Ketika seseorang belajar hidup dalam kesucian, ia sebenarnya sedang belajar menyucikan “rumah jiwanya”. Rumah itu bukan bangunan fisik, melainkan ruang tempat batin berdiam, tempat doa dan harapan tumbuh. Kesucian menjadikan rumah jiwa itu teduh; di dalamnya, doa bukan hanya kata, melainkan getaran kasih yang menghidupkan kembali semangat dan arah hidup.
Setiap jiwa yang sedang mencari jalan keluar dari kebingungan, penderitaan, atau ketakutan, sesungguhnya sedang dipanggil untuk kembali ke gerbang kesucian ini. Sebab di sanalah semua hal yang semula terasa berat menjadi ringan, yang semula keruh menjadi jernih. Jiwa yang suci tidak berarti tanpa luka, melainkan mampu mengubah luka menjadi cahaya, dan kegelisahan menjadi keheningan yang berdaya.

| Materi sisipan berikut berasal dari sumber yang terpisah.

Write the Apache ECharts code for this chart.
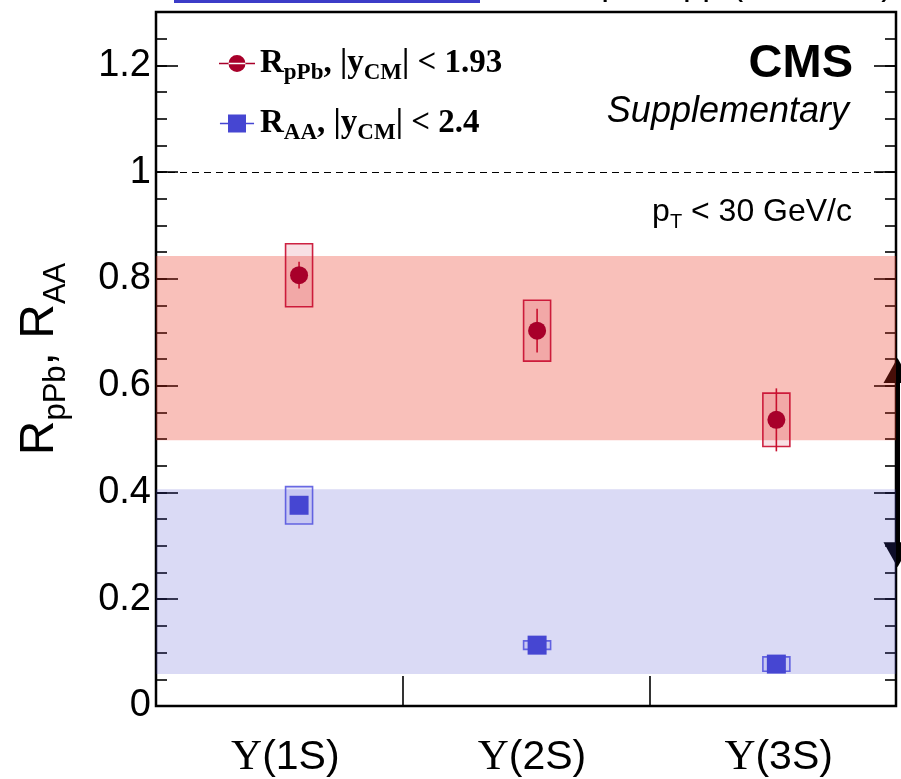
<!DOCTYPE html>
<html>
<head>
<meta charset="utf-8">
<script src="https://cdn.jsdelivr.net/npm/echarts@6/dist/echarts.min.js"></script>
<style>
  html, body { margin: 0; padding: 0; background: #ffffff; }
  #chart { width: 901px; height: 779px; }
</style>
</head>
<body>
<div id="chart"></div>
<script>
// Upsilon states and where each one sits along the x axis
const states = ['Υ(1S)', 'Υ(2S)', 'Υ(3S)'];
const statePos = [0.58, 1.545, 2.515];

// R_pPb (|y_CM| < 1.93): central value, statistical and systematic half-widths
const rpPb = [0.807, 0.703, 0.536];
const rpPbStat = [0.025, 0.041, 0.059];
const rpPbSyst = [0.059, 0.057, 0.050];

// R_AA (|y_CM| < 2.4)
const rAA = [0.376, 0.114, 0.0785];
const rAAStat = [0.012, 0.008, 0.008];
const rAASyst = [0.035, 0.008, 0.0135];

// Global bands
const rpPbBand = [0.498, 0.843];
const rAABand = [0.060, 0.406];

// Double-headed arrow on the right edge
const arrowAt = 3;
const arrowSpan = [0.26, 0.652];

// Reference line
const unity = 1;

// Axis ranges
const xRange = [0, 3];
const yRange = [0, 1.3];

const FONT = '"Liberation Sans", Helvetica, Arial, sans-serif';
const SERIF = '"Liberation Serif", "Times New Roman", serif';

function points(vals, stat, syst) {
  return vals.map((v, i) => [statePos[i], v, stat[i], syst[i]]);
}

function boxRenderer(fill, stroke, barColor) {
  return function (params, api) {
    const x = api.value(0), y = api.value(1), st = api.value(2), sy = api.value(3);
    const c = api.coord([x, y]);
    const top = api.coord([x, y + sy]);
    const bot = api.coord([x, y - sy]);
    const sTop = api.coord([x, y + st]);
    const sBot = api.coord([x, y - st]);
    const hw = 13.5;
    return {
      type: 'group',
      children: [
        { type: 'rect', shape: { x: c[0] - hw, y: top[1], width: 2 * hw, height: bot[1] - top[1] },
          style: { fill: fill, stroke: stroke, lineWidth: 1.6 } },
        { type: 'line', shape: { x1: c[0], y1: sTop[1], x2: c[0], y2: sBot[1] },
          style: { stroke: barColor, lineWidth: 1.6 } }
      ]
    };
  };
}

function arrowRenderer(params, api) {
  const x = api.value(0);
  const lo = api.coord([x, api.value(1)]);
  const hi = api.coord([x, api.value(2)]);
  const headL = 25, headW = 14;
  const cx = hi[0] + 1.5;
  return {
    type: 'group',
    children: [
      { type: 'line', shape: { x1: cx, y1: hi[1] + headL - 2, x2: cx, y2: lo[1] - headL + 2 },
        style: { stroke: '#000', lineWidth: 5 } },
      { type: 'polygon', shape: { points: [[cx, hi[1]], [cx - headW, hi[1] + headL], [cx + headW, hi[1] + headL]] },
        style: { fill: '#000' } },
      { type: 'polygon', shape: { points: [[cx, lo[1]], [cx - headW, lo[1] - headL], [cx + headW, lo[1] - headL]] },
        style: { fill: '#000' } }
    ]
  };
}

const subRich = {
  r: { fontFamily: SERIF, fontWeight: 'bold', fontSize: 33, lineHeight: 36, color: '#000' },
  s: { fontFamily: SERIF, fontWeight: 'bold', fontSize: 23, lineHeight: 23, padding: [20, 0, 0, 0], color: '#000' }
};

const yMajor = {
  type: 'value', min: yRange[0], max: yRange[1], interval: 0.2,
  axisLine: { show: false }, splitLine: { show: false },
  axisTick: { show: true, inside: true, length: 22, lineStyle: { color: '#000', width: 1.6 } }
};
const yMinor = {
  type: 'value', min: yRange[0], max: yRange[1], interval: 0.05,
  axisLine: { show: false }, splitLine: { show: false }, axisLabel: { show: false },
  axisTick: { show: true, inside: true, length: 11, lineStyle: { color: '#000', width: 1.6 } }
};

const chart = echarts.init(document.getElementById('chart'), null, { renderer: 'canvas' });

chart.setOption({
  animation: false,
  backgroundColor: '#ffffff',
  grid: { left: 154, top: 12, width: 742, height: 695, show: true, borderColor: '#000', borderWidth: 2.5, backgroundColor: 'transparent' },
  xAxis: [
    {
      type: 'value', min: xRange[0], max: xRange[1], interval: 1,
      axisLine: { show: false }, splitLine: { show: false }, axisLabel: { show: false },
      axisTick: { show: true, inside: true, length: 30, lineStyle: { color: '#000', width: 1.6 } }
    },
    {
      type: 'category', data: states, position: 'bottom', boundaryGap: true,
      axisLine: { show: false }, axisTick: { show: false }, splitLine: { show: false },
      axisLabel: {
        margin: 30,
        formatter: v => '{u|' + v.charAt(0) + '}{n|' + v.slice(1) + '}',
        rich: {
          u: { fontFamily: SERIF, fontSize: 43, color: '#000', padding: [0, 0, 0, 12] },
          n: { fontFamily: FONT, fontSize: 41, color: '#000' }
        }
      }
    }
  ],
  yAxis: [
    Object.assign({}, yMajor, {
      position: 'left',
      axisLabel: {
        show: true, margin: 5, color: '#000', fontFamily: FONT, fontSize: 38,
        formatter: v => (Math.abs(v * 5 - Math.round(v * 5)) < 1e-6 ? String(+v.toFixed(1)) : '')
      },
      name: '{r|R}{s|pPb}{r|, R}{s|AA}',
      nameLocation: 'middle', nameGap: 90,
      nameTextStyle: {
        rich: {
          r: { fontFamily: FONT, fontSize: 48, lineHeight: 52, color: '#000' },
          s: { fontFamily: FONT, fontSize: 31, lineHeight: 31, padding: [33, 0, 0, 0], color: '#000' }
        }
      }
    }),
    Object.assign({}, yMinor, { position: 'left' }),
    Object.assign({}, yMajor, { position: 'right', axisLabel: { show: false } }),
    Object.assign({}, yMinor, { position: 'right' })
  ],
  legend: {
    orient: 'vertical', left: 214, top: 37, itemGap: 17,
    itemWidth: 36, itemHeight: 18,
    data: [
      { name: 'pPb', icon: 'path://M0,8.2h36v1.6h-36z M9.5,9a8.5,8.5 0 1,0 17,0a8.5,8.5 0 1,0 -17,0z' },
      { name: 'AA', icon: 'path://M0,8.7h36v1.6h-36z M8.5,0h19v19h-19z' }
    ],
    formatter: name => name === 'pPb'
      ? '{r|R}{s|pPb}{r|, |y}{s|CM}{r|| < 1.93}'
      : '{r|R}{s|AA}{r|, |y}{s|CM}{r|| < 2.4}',
    textStyle: { rich: subRich, padding: [0, 0, 0, 0] }
  },
  graphic: [
    { type: 'rect', left: 174, top: 0, shape: { width: 306, height: 3 }, style: { fill: '#3c3cc8' } },
    { type: 'text', right: 8, top: -32, style: { text: 'PbPb, pPb, pp (5.02 TeV)', font: '35px ' + FONT, fill: '#000' } },
    { type: 'text', right: 48, top: 41, style: { text: 'CMS', font: 'bold 47px ' + FONT, fill: '#000' } },
    { type: 'text', right: 52, top: 94, style: { text: 'Supplementary', font: 'italic 36px ' + FONT, fill: '#000' } },
    { type: 'text', right: 49, top: 193, style: {
        text: '{a|p}{b|T}{a| < 30 GeV/c}',
        rich: {
          a: { fontFamily: FONT, fontSize: 32, lineHeight: 34, fill: '#000' },
          b: { fontFamily: FONT, fontSize: 20, lineHeight: 20, padding: [19, 0, 0, 0], fill: '#000' }
        }
    } }
  ],
  series: [
    {
      // arrow sits under the translucent bands
      name: 'arrow', type: 'custom', xAxisIndex: 0, yAxisIndex: 0, z: 1, clip: false,
      renderItem: arrowRenderer,
      data: [[arrowAt, arrowSpan[0], arrowSpan[1]]],
      silent: true
    },
    {
      name: 'bands', type: 'line', xAxisIndex: 0, yAxisIndex: 0, z: 2, data: [], silent: true,
      markArea: {
        silent: true, z: 3,
        data: [
          [{ yAxis: rpPbBand[0], itemStyle: { color: 'rgba(235,48,28,0.30)' } }, { yAxis: rpPbBand[1] }],
          [{ yAxis: rAABand[0], itemStyle: { color: 'rgba(70,70,205,0.20)' } }, { yAxis: rAABand[1] }]
        ]
      },
      markLine: {
        silent: true, symbol: ['none', 'none'], label: { show: false }, z: 3,
        lineStyle: { color: '#000', width: 1.2, type: [7, 5] },
        data: [{ yAxis: unity }]
      }
    },
    {
      name: 'pPb boxes', type: 'custom', xAxisIndex: 0, yAxisIndex: 0, z: 4,
      renderItem: boxRenderer('rgba(200,0,30,0.12)', 'rgba(200,10,45,0.9)', '#c8102e'),
      data: points(rpPb, rpPbStat, rpPbSyst)
    },
    {
      name: 'AA boxes', type: 'custom', xAxisIndex: 0, yAxisIndex: 0, z: 4,
      renderItem: boxRenderer('rgba(70,70,220,0.12)', 'rgba(70,70,220,0.8)', '#4646d2'),
      data: points(rAA, rAAStat, rAASyst)
    },
    {
      name: 'pPb', type: 'scatter', xAxisIndex: 0, yAxisIndex: 0, z: 5,
      symbol: 'circle', symbolSize: 18,
      itemStyle: { color: '#a8002a', opacity: 1 },
      data: rpPb.map((v, i) => [statePos[i], v])
    },
    {
      name: 'AA', type: 'scatter', xAxisIndex: 0, yAxisIndex: 0, z: 5,
      symbol: 'rect', symbolSize: 19,
      itemStyle: { color: '#4646d2', opacity: 1 },
      data: rAA.map((v, i) => [statePos[i], v])
    }
  ]
});
</script>
</body>
</html>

Kesucian juga menumbuhkan keberanian untuk berserah. Banyak orang merasa sulit berbicara langsung kepada Yang Ilahi karena merasa tidak layak atau takut, namun justru di situlah kesucian bekerja. Ketika hati menjadi hening dan jernih, doa mengalir dengan sendirinya; bukan karena kita pandai berdoa, melainkan karena jiwa telah siap menjadi wadah bagi kasih yang lebih besar.

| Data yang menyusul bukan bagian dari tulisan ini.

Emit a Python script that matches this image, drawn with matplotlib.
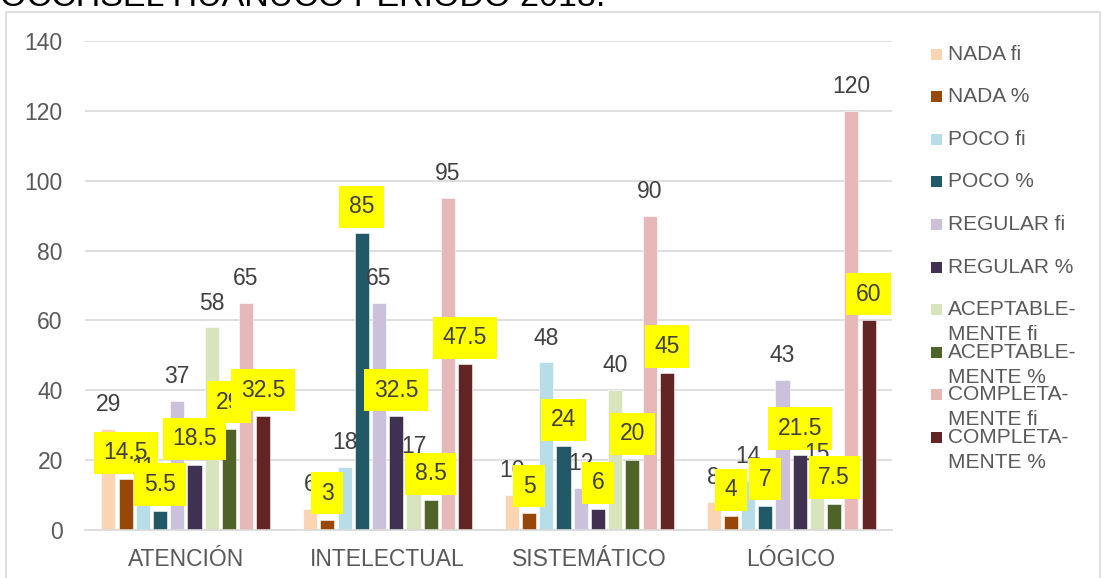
import numpy as np
import matplotlib
matplotlib.use("Agg")
import matplotlib.pyplot as plt
from matplotlib.patches import Rectangle

plt.rcParams['font.family'] = ['Liberation Sans', 'DejaVu Sans']

categories = ['ATENCIÓN', 'INTELECTUAL', 'SISTEMÁTICO', 'LÓGICO']
series = ['NADA fi', 'NADA %', 'POCO fi', 'POCO %', 'REGULAR fi', 'REGULAR %',
          'ACEPTABLE-\nMENTE fi', 'ACEPTABLE-\nMENTE %',
          'COMPLETA-\nMENTE fi', 'COMPLETA-\nMENTE %']
colors = ['#FBD4B4', '#974806', '#B7DDE8', '#215967', '#CCC1DA',
          '#403151', '#D7E4BD', '#4F6228', '#E6B9B8', '#632523']

# one list per series, in category order
nada_fi = [29, 6, 10, 8]
nada_pct = [14.5, 3, 5, 4]
poco_fi = [11, 18, 48, 14]
poco_pct = [5.5, 85, 24, 7]
regular_fi = [37, 65, 12, 43]
regular_pct = [18.5, 32.5, 6, 21.5]
acept_fi = [58, 17, 40, 15]
acept_pct = [29, 8.5, 20, 7.5]
compl_fi = [65, 95, 90, 120]
compl_pct = [32.5, 47.5, 45, 60]
values = [nada_fi, nada_pct, poco_fi, poco_pct, regular_fi, regular_pct,
          acept_fi, acept_pct, compl_fi, compl_pct]

W, H = 1103, 578
fig = plt.figure(figsize=(W / 100, H / 100), dpi=100)

def fx(px):
    return px / W

def fy(py):
    return 1 - py / H

# chart frame and the heading above it (cut off by the image edge)
fig.patches.append(Rectangle((fx(6), fy(600)), fx(1094), fy(12) - fy(600),
                             transform=fig.transFigure, fill=False,
                             edgecolor='#D9D9D9', linewidth=1.2))
fig.text(fx(0), fy(6), 'OCCHSEL HUANUCO PERIODO 2018.', fontsize=24.5,
         color='black', ha='left', va='baseline')

ax = fig.add_axes([fx(85), fy(530), fx(892) - fx(85), fy(41) - fy(530)])

n = len(series)
slot = 0.0853
width = 0.07
x = np.arange(len(categories))
for i, (vals, col) in enumerate(zip(values, colors)):
    pos = x + (i - (n - 1) / 2) * slot
    ax.bar(pos, vals, width, color=col, edgecolor='white', linewidth=0.4,
           zorder=2)
    for xp, v in zip(pos, vals):
        if i % 2 == 0:
            ax.annotate(f'{v:g}', xy=(xp, v), xytext=(0, 17.5),
                        textcoords='offset points', ha='center', va='center',
                        fontsize=16.5, color='#404040', zorder=10 + i)
        else:
            ax.annotate(f'{v:g}', xy=(xp, v), xytext=(0, 19),
                        textcoords='offset points', ha='center', va='center',
                        fontsize=16.5, color='#404040', zorder=10 + i,
                        bbox=dict(boxstyle='square,pad=0.42', fc='#FFFF00',
                                  ec='none'))

ax.set_ylim(0, 140)
ax.set_xlim(-0.5, len(categories) - 0.5)
ax.set_yticks(range(0, 141, 20))
ax.set_xticks(x)
ax.set_xticklabels(categories)
ax.tick_params(axis='y', length=0, pad=16, labelsize=16.5, labelcolor='#595959')
ax.tick_params(axis='x', length=0, pad=13, labelsize=16.5, labelcolor='#595959')
ax.grid(axis='y', color='#D9D9D9', linewidth=1.2, zorder=0)
ax.set_axisbelow(True)
for s in ['top', 'right', 'left']:
    ax.spines[s].set_visible(False)
ax.spines['bottom'].set_color('#D9D9D9')
ax.spines['bottom'].set_linewidth(1.2)

# legend drawn by hand so the two-line entries overlap like the original
leg_y0, leg_dy = 54, 42.6
for i, (name, col) in enumerate(zip(series, colors)):
    yc = leg_y0 + i * leg_dy
    fig.patches.append(Rectangle((fx(931), fy(yc + 5.5)), fx(11), fy(0) - fy(11),
                                 transform=fig.transFigure, facecolor=col,
                                 edgecolor='none'))
    for j, line in enumerate(name.split('\n')):
        fig.text(fx(948), fy(yc + j * 25), line, fontsize=15,
                 color='#595959', ha='left', va='center')

fig.savefig('out.png', dpi=100)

Setiap langkah dalam hidup bisa menjadi ziarah kecil menuju kesucian. Saat kita bekerja dengan tulus, berbicara dengan kasih, dan menjaga rumah serta keluarga dengan doa, kita sesungguhnya sedang menyucikan dunia di sekitar kita. Kesucian tidak terikat tempat—ia bisa tumbuh di ruang paling sederhana, bahkan di tengah kesulitan hidup, asalkan hati tetap berakar pada niat yang benar.

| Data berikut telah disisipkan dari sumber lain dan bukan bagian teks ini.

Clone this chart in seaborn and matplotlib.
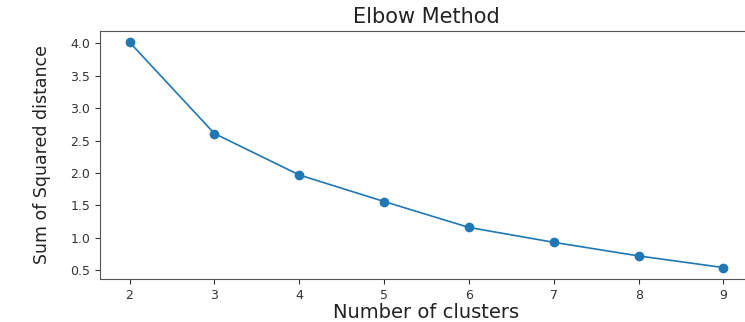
import matplotlib
matplotlib.use("Agg")
import matplotlib.pyplot as plt
import seaborn as sns
import pandas as pd

clusters = [2, 3, 4, 5, 6, 7, 8, 9]
sse = [4.02, 2.61, 1.97, 1.56, 1.16, 0.93, 0.72, 0.54]
y_ticks = [0.5, 1.0, 1.5, 2.0, 2.5, 3.0, 3.5, 4.0]

df = pd.DataFrame({"k": clusters, "sse": sse})

fig = plt.figure(figsize=(7.45, 3.22), dpi=100)
ax = fig.add_axes([0.134, 0.134, 0.877, 0.770])
sns.lineplot(data=df, x="k", y="sse", marker="o", markersize=7,
             color="#1f77b4", linewidth=1.2, markeredgewidth=0, ax=ax)
ax.set_xticks(clusters)
ax.set_yticks(y_ticks)
ax.tick_params(labelsize=9, colors="#333333")
for s in ax.spines.values():
    s.set_color("#555555")
ax.set_title("Elbow Method", fontsize=15, pad=6, color="#222222")
ax.set_xlabel("Number of clusters", fontsize=14, labelpad=1, color="#222222")
ax.set_ylabel("Sum of Squared distance", fontsize=12.5, labelpad=14, color="#222222")
fig.savefig("out.png", dpi=100)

Dan mungkin, di saat-saat paling sunyi, kita akan merasakan sesuatu yang halus: bahwa kesucian bukan tujuan akhir, melainkan cara Tuhan berdiam dalam diri kita. Ia menuntun, meneguhkan, dan menumbuhkan kehidupan baru di dalam setiap denyut doa yang tulus.
Dalam kesucian, manusia tidak lagi sekadar berdoa untuk dirinya, melainkan menjadi doa itu sendiri — menghadirkan kedamaian bagi dunia dengan keberadaannya yang bersih dan penuh kasih.